▸ Material:
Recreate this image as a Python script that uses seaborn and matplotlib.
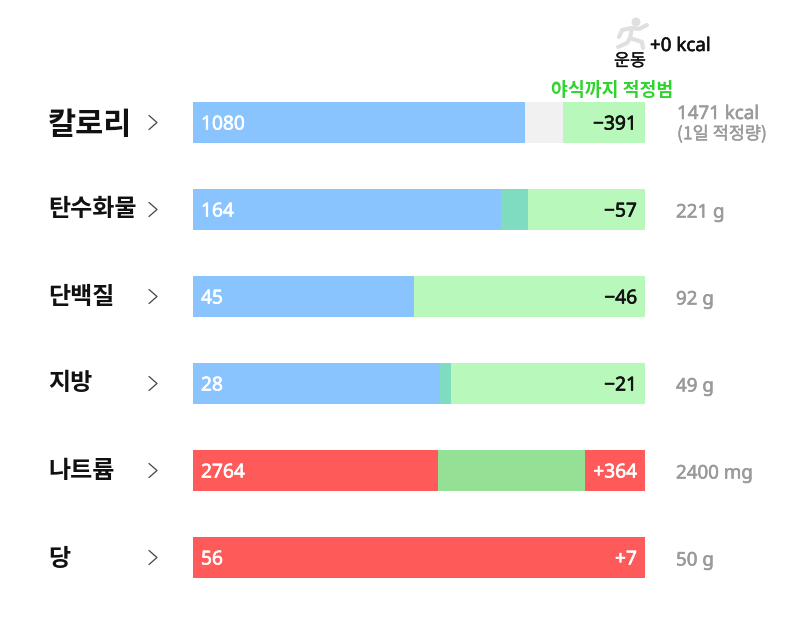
import matplotlib
matplotlib.use("Agg")
import matplotlib.pyplot as plt
import matplotlib.patheffects as pe
from matplotlib.lines import Line2D
from matplotlib.patches import Circle
import seaborn as sns
import pandas as pd

nutrients = ["칼로리", "탄수화물", "단백질", "지방", "나트륨", "당"]
eaten = [1080, 164, 45, 28, 2764, 56]
range_start = [1204, 150.5, 45, 26.8, 1498, 56]
recommended = [1471, 221, 92, 49, 2400, 50]
deltas = ["−391", "−57", "−46", "−21", "+364", "+7"]
targets = ["1471 kcal", "221 g", "92 g", "49 g", "2400 mg", "50 g"]

BLUE, TEAL, GREEN, GREY = "#8ac4ff", "#7fdcc0", "#b9f8bb", "#f1f1f1"
RED, DEEP_GREEN = "#ff5a5a", "#94e094"

sns.set_theme(style="white")
plt.rcParams["font.family"] = ["Noto Sans CJK KR", "DejaVu Sans"]

fig = plt.figure(figsize=(8, 6.18), dpi=100, facecolor="white")
ax = fig.add_axes([193 / 800, 1 - 601 / 618, 452 / 800, 522 / 618])

# Build each row's segments as (right edge, colour), left to right.
rows = []
for name, e, lo, rec in zip(nutrients, eaten, range_start, recommended):
    scale = max(e, rec)
    if e > rec:
        segs = [(lo, RED), (rec, DEEP_GREEN), (e, RED)] if lo < rec else [(e, RED)]
    elif e > lo:
        segs = [(lo, BLUE), (e, TEAL), (rec, GREEN)]
    elif e < lo:
        segs = [(e, BLUE), (lo, GREY), (rec, GREEN)]
    else:
        segs = [(e, BLUE), (rec, GREEN)]
    for order, (edge, colour) in enumerate(segs):
        rows.append({"nutrient": name, "edge": edge / scale, "colour": colour, "order": order})
table = pd.DataFrame(rows)

# Paint the segments from the right so nearer ones cover farther ones.
for order in sorted(table["order"].unique(), reverse=True):
    layer = table[table["order"] == order]
    sns.barplot(data=layer, y="nutrient", x="edge", hue="nutrient", order=nutrients,
                palette=dict(zip(layer["nutrient"], layer["colour"])),
                width=41 / 87, legend=False, saturation=1, linewidth=0, ax=ax)

ax.set_xlim(0, 1)
ax.set_ylim(5.5, -0.5)
ax.axis("off")

LATIN = ["Noto Sans", "Noto Sans CJK KR"]


def put(x, y, s, size, color="black", weight="normal", ha="left", family=None, heavy=0):
    t = fig.text(x / 800, 1 - y / 618, s, fontsize=size, color=color, fontweight=weight,
                 ha=ha, va="center", family=family or plt.rcParams["font.family"])
    if heavy:
        # A hairline outline gives the numerals a medium weight.
        t.set_path_effects([pe.withStroke(linewidth=heavy, foreground=color)])


centres = [122.5 + 87 * i for i in range(6)]
label_sizes = [22, 17.3, 17.3, 17.3, 17.3, 17.3]
label_shift = [3, 0, 0, 0, 0, 1]
for i, y in enumerate(centres):
    put(48, y + label_shift[i], nutrients[i], label_sizes[i], "#111111", "bold")
    fig.add_artist(Line2D([149 / 800, 157 / 800, 149 / 800],
                          [1 - (y - 7) / 618, 1 - y / 618, 1 - (y + 7) / 618],
                          color="#444444", lw=0.9))
    put(201, y + 2, str(eaten[i]), 13.8, "white", family=LATIN, heavy=0.45)
    over = deltas[i].startswith("+")
    put(637, y + 2, deltas[i], 13.8, "white" if over else "#111111", ha="right",
        family=LATIN, heavy=0.45)
    if i > 0:
        put(676, y + 3, targets[i], 13.5, "#9a9a9a", family=LATIN, heavy=0.4)

put(677, 114, targets[0], 13.5, "#9a9a9a", family=LATIN, heavy=0.4)
put(677, 134, "(1일 적정량)", 12.6, "#9a9a9a", "medium", heavy=0.3)

put(650, 46, "+0 kcal", 13.5, "#111111", family=LATIN, heavy=0.4)
put(630, 61, "운동", 12.5, "#111111", "medium", ha="center", heavy=0.2)
put(612, 90, "야식까지 적정범", 13.2, "#2fd42f", "bold", ha="center")

# Running figure above the calorie bar.
ICON = "#e0e0e0"
limbs = [
    [(647, 25), (639, 29), (632, 28), (622, 30), (619, 37)],
    [(632, 28), (630, 38), (642, 42), (643, 48)],
    [(630, 38), (627, 43), (618, 47)],
]
for limb in limbs:
    fig.add_artist(Line2D([p[0] / 800 for p in limb], [1 - p[1] / 618 for p in limb],
                          color=ICON, lw=3.0, solid_capstyle="round", solid_joinstyle="round"))
fig.add_artist(Circle((636, 618 - 22), 3.8, color=ICON, transform=None))

fig.savefig("out.png", dpi=100, facecolor="white")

▸ What is required:
Only a number is expected here: the count of lines in the listing that hold the string "seaborn".

▸ Solution for this exercise:
2